Empirical comparison across implicit representation tasks (Tancik et al., 2020):
| Task | Input dim | Plain MLP PSNR | + Fourier Features PSNR | Gain |
|---|---|---|---|---|
| 2D Image regression | 2 | ~18 dB | ~35 dB | +17 dB |
| CT reconstruction | 2 | ~23 dB | ~40 dB | +17 dB |
| 3D shape (SDF) | 3 | ~22 dB | ~36 dB | +14 dB |
| NeRF-style 3D | 5 (+ dir) | blurry | sharp | qualitative |
The spectral bias problem is most acute for low-dimensional inputs (\(d \leq 5\)). For high-dimensional inputs (e.g., images as features), networks learn complex functions more easily because the NTK eigenvalue decay \(l^{-(d+1)}\) is suppressed by the large \(d\) — or more precisely, the “frequency” concept is less cleanly defined in high dimensions. Fourier feature maps are therefore most impactful precisely in the coordinate-based / implicit representation setting.

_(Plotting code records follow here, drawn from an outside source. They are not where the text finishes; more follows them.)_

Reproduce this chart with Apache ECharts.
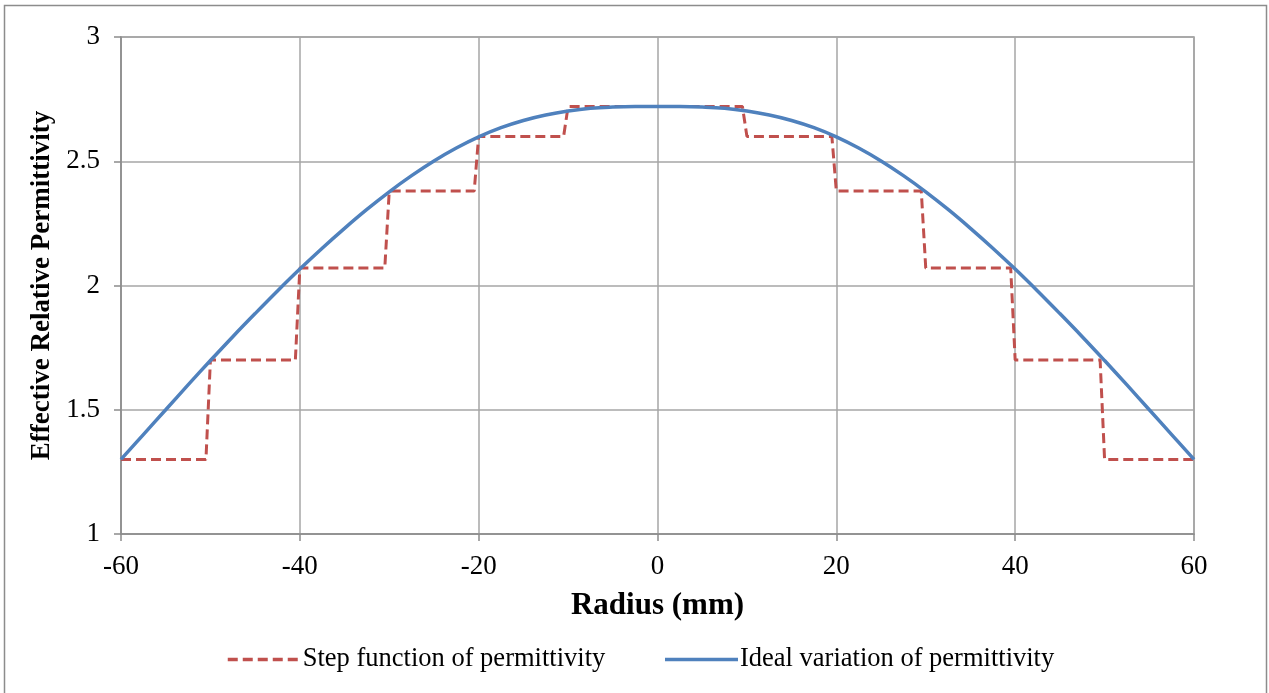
<!DOCTYPE html>
<html>
<head>
<meta charset="utf-8">
<script src="https://cdn.jsdelivr.net/npm/echarts@6/dist/echarts.min.js"></script>
<style>
  html, body { margin: 0; padding: 0; background: #fff; }
  #chart { width: 1269px; height: 693px; }
</style>
</head>
<body>
<div id="chart"></div>
<script>
// radius (mm) and permittivity
var stepX = [-60, -50.5, -50, -40.5, -40, -30.5, -30, -20.5, -20, -10.5, -10, 9.5, 10, 19.5, 20, 29.5, 30, 39.5, 40, 49.5, 50, 60];
var stepY = [1.3, 1.3, 1.7, 1.7, 2.07, 2.07, 2.38, 2.38, 2.6, 2.6, 2.72, 2.72, 2.6, 2.6, 2.38, 2.38, 2.07, 2.07, 1.7, 1.7, 1.3, 1.3];

var idealX = [-60, -57.5, -55, -52.5, -50, -47.5, -45, -42.5, -40, -37.5, -35, -32.5, -30, -27.5, -25, -22.5, -20, -17.5, -15, -12.5, -10, -7.5, -5, -2.5, 0,
              2.5, 5, 7.5, 10, 12.5, 15, 17.5, 20, 22.5, 25, 27.5, 30, 32.5, 35, 37.5, 40, 42.5, 45, 47.5, 50, 52.5, 55, 57.5, 60];
var idealY = [1.3, 1.4, 1.5, 1.6, 1.698, 1.794, 1.887, 1.978, 2.066, 2.15, 2.23, 2.306, 2.377, 2.442, 2.501, 2.553, 2.598, 2.635, 2.664, 2.686, 2.702, 2.713, 2.718, 2.72, 2.72,
              2.72, 2.718, 2.713, 2.702, 2.686, 2.664, 2.635, 2.598, 2.553, 2.501, 2.442, 2.377, 2.306, 2.23, 2.15, 2.066, 1.978, 1.887, 1.794, 1.698, 1.6, 1.5, 1.4, 1.3];

var seriesNames = ['Step function of permittivity', 'Ideal variation of permittivity'];

function pairs(xs, ys) {
    var out = [];
    for (var i = 0; i < xs.length; i++) out.push([xs[i], ys[i]]);
    return out;
}

var font = '"Liberation Serif", "Times New Roman", serif';
var axisGrey = '#8c8c8c';

var option = {
    animation: false,
    backgroundColor: '#fff',
    textStyle: { fontFamily: font },
    graphic: [{
        type: 'rect',
        shape: { x: 4.5, y: 5.5, width: 1262, height: 700 },
        style: { fill: 'none', stroke: axisGrey, lineWidth: 1.5 },
        silent: true
    }],
    grid: {
        left: 121, right: 75, top: 37, bottom: 159,
        show: true,
        borderColor: '#9a9a9a',
        borderWidth: 1.5
    },
    legend: {
        left: 221,
        top: 641,
        itemWidth: 73,
        itemHeight: 14,
        itemGap: 58,
        itemStyle: { opacity: 0 },
        lineStyle: { width: 3.5 },
        textStyle: { fontFamily: font, fontSize: 26.5, color: '#000', padding: [0, 0, 0, -3] },
        data: seriesNames
    },
    xAxis: {
        type: 'value',
        min: -60, max: 60, interval: 20,
        name: 'Radius (mm)',
        nameLocation: 'middle',
        nameGap: 56,
        nameTextStyle: { fontFamily: font, fontSize: 31, fontWeight: 'bold', color: '#000' },
        axisLine: { onZero: false, lineStyle: { color: axisGrey, width: 1.5 } },
        axisTick: { show: true, inside: false, length: 7, lineStyle: { color: axisGrey, width: 1.5 } },
        axisLabel: { fontFamily: font, fontSize: 27, color: '#000', margin: 19 },
        splitLine: { show: true, lineStyle: { color: '#a6a6a6', width: 1.5 } }
    },
    yAxis: {
        type: 'value',
        min: 1, max: 3, interval: 0.5,
        name: 'Effective Relative Permittivity',
        nameLocation: 'middle',
        nameGap: 61,
        nameTextStyle: { fontFamily: font, fontSize: 27, fontWeight: 'bold', color: '#000' },
        axisLine: { show: true, onZero: false, lineStyle: { color: axisGrey, width: 1.5 } },
        axisTick: { show: true, inside: false, length: 7, lineStyle: { color: axisGrey, width: 1.5 } },
        axisLabel: { fontFamily: font, fontSize: 27, color: '#000', margin: 21 },
        splitLine: { show: true, lineStyle: { color: '#a6a6a6', width: 1.5 } }
    },
    series: [
        {
            name: seriesNames[0],
            type: 'line',
            symbol: 'none',
            data: pairs(stepX, stepY),
            itemStyle: { color: '#C0504D' },
            lineStyle: { color: '#C0504D', width: 3, type: [10, 5] },
            z: 3
        },
        {
            name: seriesNames[1],
            type: 'line',
            symbol: 'none',
            smooth: 0.4,
            data: pairs(idealX, idealY),
            itemStyle: { color: '#4F81BD' },
            lineStyle: { color: '#4F81BD', width: 3.5 },
            z: 4
        }
    ]
};

echarts.init(document.getElementById('chart')).setOption(option);
</script>
</body>
</html>
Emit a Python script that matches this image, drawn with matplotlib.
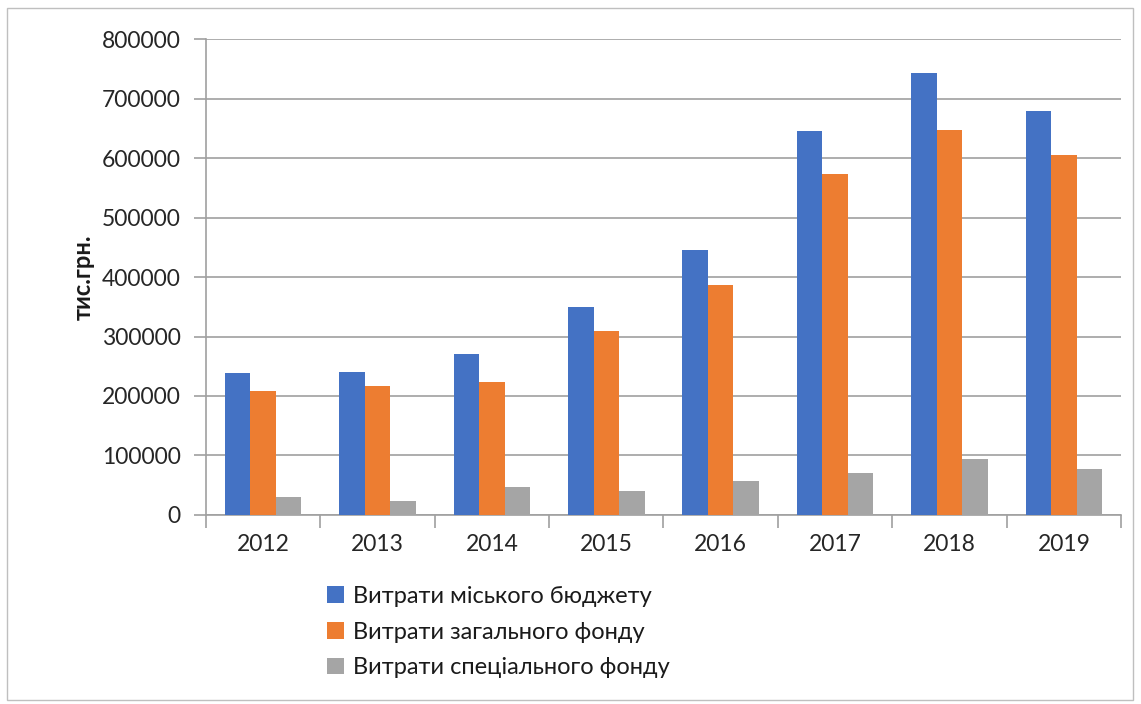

The standard NeRF encoding with \(L = 10\) for position encodes frequencies \(2^0 = 1, 2^1 = 2, \ldots, 2^9 = 512\) (in units of \(\pi\)). The composed kernel thus has spectral support from 1 to 512 in each coordinate direction. Without encoding, a 5-layer MLP with 256 hidden units on 3D coordinates would typically resolve features no finer than roughly length-scale 0.1 (frequency \(\sim 10\)) — matching \(\omega^*_{\mathrm{plain}} \approx T^{1/4}\) for reasonable \(T\). The encoding lifts this ceiling by over \(50\times\).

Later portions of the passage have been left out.